Anthropology in 1893 was a very new branch of social science, and leading anthropologists came together to build the anthropology exhibits at the 1893 World's Fair. Some went on trips dedicated to collecting objects to display at the World's Fair; others worked to construct exhibits inside and outside the Anthropology Building.
This web site features some of the thousands of objects brought into the Anthropology Department of the Field Columbian Museum from the 1893 World's Columbian Exposition. Please be our guest in this virtual museum, and explore and examine the many different types of objects in our collections from different cultures around the world.

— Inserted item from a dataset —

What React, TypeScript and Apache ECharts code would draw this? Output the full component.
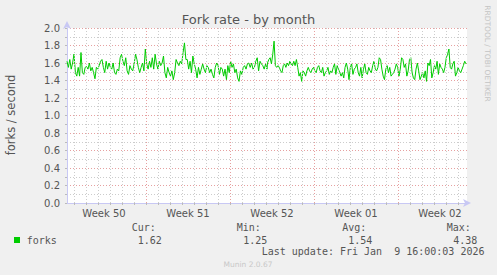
import React, { useEffect, useRef } from "react";
import * as echarts from "echarts";

// forks/second, first half of the month (Week 50 – mid Week 52)
const forksA = [
  1.62, 1.55, 1.64, 1.53, 1.6, 1.7, 1.49, 1.45, 1.55, 1.45,
  1.72, 1.49, 1.47, 1.55, 1.56, 1.53, 1.6, 1.51, 1.55, 1.49,
  1.42, 1.55, 1.53, 1.57, 1.62, 1.64, 1.55, 1.49, 1.62, 1.53,
  1.6, 1.55, 1.53, 1.6, 1.49, 1.47, 1.53, 1.51, 1.66, 1.7,
  1.62, 1.57, 1.66, 1.51, 1.47, 1.57, 1.53, 1.51, 1.59, 1.7,
  1.64, 1.55, 1.49, 1.55, 1.6, 1.51, 1.76, 1.59, 1.53, 1.62,
  1.55, 1.66, 1.53, 1.7, 1.59, 1.53, 1.62, 1.57, 1.6, 1.68,
  1.49, 1.43, 1.55, 1.49, 1.45, 1.51, 1.41, 1.49, 1.64, 1.6,
  1.57, 1.62, 1.59, 1.72, 1.83, 1.64, 1.64, 1.53, 1.62, 1.49,
  1.68, 1.59, 1.53, 1.43, 1.55, 1.47, 1.53, 1.59, 1.53, 1.49,
  1.57, 1.55, 1.49, 1.53, 1.47, 1.43, 1.55, 1.6, 1.57, 1.47,
  1.55, 1.53, 1.45, 1.53, 1.41, 1.57, 1.49, 1.62, 1.55, 1.59,
  1.49, 1.53, 1.43, 1.39, 1.51, 1.47, 1.55, 1.57, 1.53, 1.59,
  1.6, 1.55, 1.6, 1.53, 1.55, 1.62, 1.66, 1.51, 1.62, 1.59,
  1.57, 1.53, 1.59, 1.53,
];

// forks/second, second half of the month (mid Week 52 – Week 02)
const forksB = [
  1.6, 1.64, 1.66, 1.59, 1.7, 1.85, 1.57, 1.55, 1.57,
  1.55, 1.51, 1.49, 1.57, 1.59, 1.55, 1.6, 1.57, 1.62, 1.59,
  1.57, 1.62, 1.57, 1.64, 1.55, 1.45, 1.49, 1.39, 1.51, 1.49,
  1.45, 1.51, 1.55, 1.51, 1.49, 1.53, 1.55, 1.51, 1.49, 1.55,
  1.57, 1.51, 1.49, 1.55, 1.45, 1.49, 1.51, 1.55, 1.47, 1.51,
  1.49, 1.55, 1.59, 1.47, 1.57, 1.53, 1.49, 1.45, 1.49, 1.43,
  1.55, 1.6, 1.53, 1.41, 1.55, 1.59, 1.47, 1.53, 1.55, 1.59,
  1.49, 1.45, 1.55, 1.43, 1.53, 1.59, 1.49, 1.47, 1.55, 1.51,
  1.49, 1.57, 1.62, 1.53, 1.51, 1.55, 1.66, 1.64, 1.53, 1.45,
  1.41, 1.53, 1.57, 1.49, 1.55, 1.45, 1.47, 1.49, 1.53, 1.59,
  1.55, 1.45, 1.53, 1.66, 1.64, 1.55, 1.59, 1.45, 1.51, 1.64,
  1.66, 1.49, 1.43, 1.41, 1.53, 1.6, 1.51, 1.41, 1.45, 1.49,
  1.43, 1.51, 1.39, 1.6, 1.57, 1.64, 1.43, 1.49, 1.57, 1.53,
  1.62, 1.47, 1.59, 1.55, 1.53, 1.49, 1.55, 1.66, 1.7, 1.76,
  1.55, 1.53, 1.59, 1.62, 1.45, 1.49, 1.55, 1.51, 1.49, 1.53,
  1.57, 1.62, 1.59,
];

const weekLabels = ["Week 50", "Week 51", "Week 52", "Week 01", "Week 02"];
const weekLabelHours = [74, 242, 410, 578, 746];
const weekStartHours = [158, 326, 494, 662];
const yTickLabels = ["0.0", "0.2", "0.4", "0.6", "0.8", "1.0", "1.2", "1.4", "1.6", "1.8", "2.0"];
const statNames = ["Cur:", "Min:", "Avg:", "Max:"];
const statValues = ["1.62", "1.25", "1.54", "4.38"];
const seriesName = "forks";

const TOTAL_HOURS = 800;

export default function App() {
  const ref = useRef<HTMLDivElement>(null);

  useEffect(() => {
    if (!ref.current) return;
    const chart = echarts.init(ref.current, null, { renderer: "svg" });

    const data: [number, number][] = [
      ...forksA.map((v, i) => [(i * 400) / (forksA.length - 1), v] as [number, number]),
      ...forksB.map((v, i) => [401 + (i * 397) / (forksB.length - 1), v] as [number, number]),
    ];

    const dayHours: number[] = [];
    for (let h = 14; h < TOTAL_HOURS; h += 24) dayHours.push(h);
    const minorDays = dayHours.filter((h) => !weekStartHours.includes(h));

    const statX = [131.7, 236.7, 342.3, 446.7];
    const valX = [137.7, 243.3, 348.3, 453.3];
    const mono = "DejaVu Sans Mono";
    const sans = "DejaVu Sans";

    const graphic: any[] = [
      {
        type: "text",
        x: 248.5,
        y: 19,
        style: { text: "Fork rate - by month", font: `13px '${sans}'`, fill: "#555", align: "center", verticalAlign: "middle" },
      },
      {
        type: "text",
        x: 10.5,
        y: 115,
        rotation: Math.PI / 2,
        style: { text: "forks / second", font: `11.5px '${sans}'`, fill: "#555", align: "center", verticalAlign: "middle" },
      },
      {
        type: "text",
        x: 487,
        y: 53.5,
        rotation: -Math.PI / 2,
        style: { text: "RRDTOOL / TOBI OETIKER", font: `7.5px '${sans}'`, fill: "#c4c4c4", align: "center", verticalAlign: "middle" },
      },
      { type: "rect", shape: { x: 14, y: 237, width: 6, height: 6 }, style: { fill: "#00cc00" } },
      {
        type: "text",
        x: 26.7,
        y: 240,
        style: { text: seriesName, font: `10px '${mono}'`, fill: "#555", align: "left", verticalAlign: "middle" },
      },
      ...statNames.map((s, i) => ({
        type: "text",
        x: statX[i],
        y: 227.7,
        style: { text: s, font: `10px '${mono}'`, fill: "#555", align: "left", verticalAlign: "middle" },
      })),
      ...statValues.map((s, i) => ({
        type: "text",
        x: valX[i],
        y: 240,
        style: { text: s, font: `10px '${mono}'`, fill: "#555", align: "left", verticalAlign: "middle" },
      })),
      {
        type: "text",
        x: 261.7,
        y: 251.7,
        style: { text: "Last update: Fri Jan  9 16:00:03 2026", font: `10px '${mono}'`, fill: "#555", align: "left", verticalAlign: "middle" },
      },
      {
        type: "text",
        x: 248,
        y: 264,
        style: { text: "Munin 2.0.67", font: `7.5px '${sans}'`, fill: "#c8c8c8", align: "center", verticalAlign: "middle" },
      },
    ];

    chart.setOption({
      animation: false,
      backgroundColor: "#f0f0f0",
      grid: { left: 67, top: 28, width: 400, height: 175, show: true, backgroundColor: "#ffffff", borderWidth: 0 },
      xAxis: {
        type: "value",
        min: 0,
        max: TOTAL_HOURS,
        axisLine: { show: true, lineStyle: { color: "#c8c8f4", width: 1 }, symbol: ["none", "arrow"], symbolSize: [6, 8], symbolOffset: [0, 4] },
        axisTick: { show: true, customValues: dayHours, length: 2, inside: false, lineStyle: { color: "#bbbbbb" } },
        axisLabel: {
          customValues: weekLabelHours,
          formatter: (v: number) => weekLabels[weekLabelHours.indexOf(Math.round(v))] ?? "",
          color: "#555",
          fontSize: 10,
          fontFamily: sans,
          margin: 5,
        },
        splitLine: { show: false },
      },
      yAxis: {
        type: "value",
        min: 0,
        max: 2,
        interval: 0.2,
        axisLine: { show: true, lineStyle: { color: "#c8c8f4", width: 1 }, symbol: ["none", "arrow"], symbolSize: [6, 8], symbolOffset: [0, 7] },
        axisTick: { show: true, length: 2, lineStyle: { color: "#bbbbbb" } },
        minorTick: { show: true, splitNumber: 2, length: 2, lineStyle: { color: "#bbbbbb" } },
        axisLabel: {
          formatter: (v: number) => yTickLabels[Math.round(v / 0.2)] ?? "",
          color: "#555",
          fontSize: 10,
          fontFamily: sans,
          margin: 7,
        },
        splitLine: { show: true, lineStyle: { color: "#e6a0a0", type: [1, 2], width: 1 } },
        minorSplitLine: { show: true, lineStyle: { color: "#cccccc", type: [1, 2], width: 1 } },
      },
      graphic,
      series: [
        {
          type: "line",
          data: [],
          silent: true,
          z: 1,
          markLine: {
            silent: true,
            symbol: ["none", "none"],
            label: { show: false },
            animation: false,
            data: [
              ...minorDays.map((h) => ({ xAxis: h, lineStyle: { color: "#cccccc", type: [1, 2], width: 1 } })),
              ...weekStartHours.map((h) => ({ xAxis: h, lineStyle: { color: "#e6a0a0", type: [1, 2], width: 1 } })),
            ],
          },
        },
        {
          name: seriesName,
          type: "line",
          data,
          z: 3,
          showSymbol: false,
          symbol: "none",
          lineStyle: { color: "#00cc00", width: 1 },
        },
      ],
    });

    return () => chart.dispose();
  }, []);

  return <div ref={ref} style={{ position: "fixed", left: 0, top: 0, width: 497, height: 275 }} />;
}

Gigantic expositions and fairs were very popular in the late 19th century. In 1890 Chicago won Congressional approval to host a world's fair to commemorate the 400th anniversary of Columbus' arrival in present-day America. Chicago's business and civil leaders successfully had emerged from previous economic and social challenges to a new era in which they promised recovery, growth, and civic pride. According to the 1890 census, Chicago was the second largest U.S. city after New York City with a population of 1,099,850 people. Fair directors wanted to demonstrate Chicago's rising status by producing a magnificent, world-class event. Following the lead of other cities' successful expositions and fairs, Chicago leaders expected the World's Columbian Exposition (WCE) to be a magnetic force drawing old residents and new immigrants more closely around city leadership's plans and visions for the future. The WCE would feature the latest technology, dazzling new buildings and exhibits, celebrity visitors, and, of course, the "exoticism" of the Midway Plaisance, which was home to for-profit concessions, many featuring representations of far-away cottages, streets, or villages.

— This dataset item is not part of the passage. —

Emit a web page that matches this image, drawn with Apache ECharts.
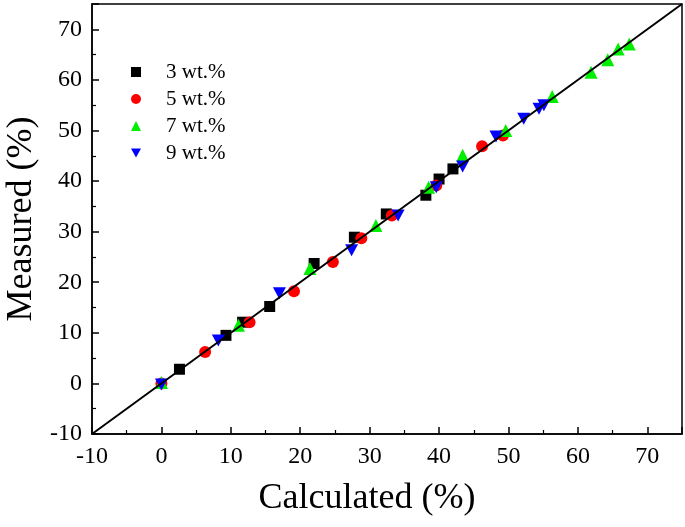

Chicago's leaders hoped the WCE would provide more than jobs, goods and services to residents. WCE organizers designed the fair to promote their "civilization"—their cultural values and accomplishments in particular, and to suggest that visitors to the WCE compare and contrast these accomplishments with those of the diverse peoples whose lives and products were displayed at the Exposition. The gleaming White City with its dazzling technology and monumental size was to be living proof of the promise and progress of Western nations, and a stark contrast to the colonial villages of the Midway Plaisance.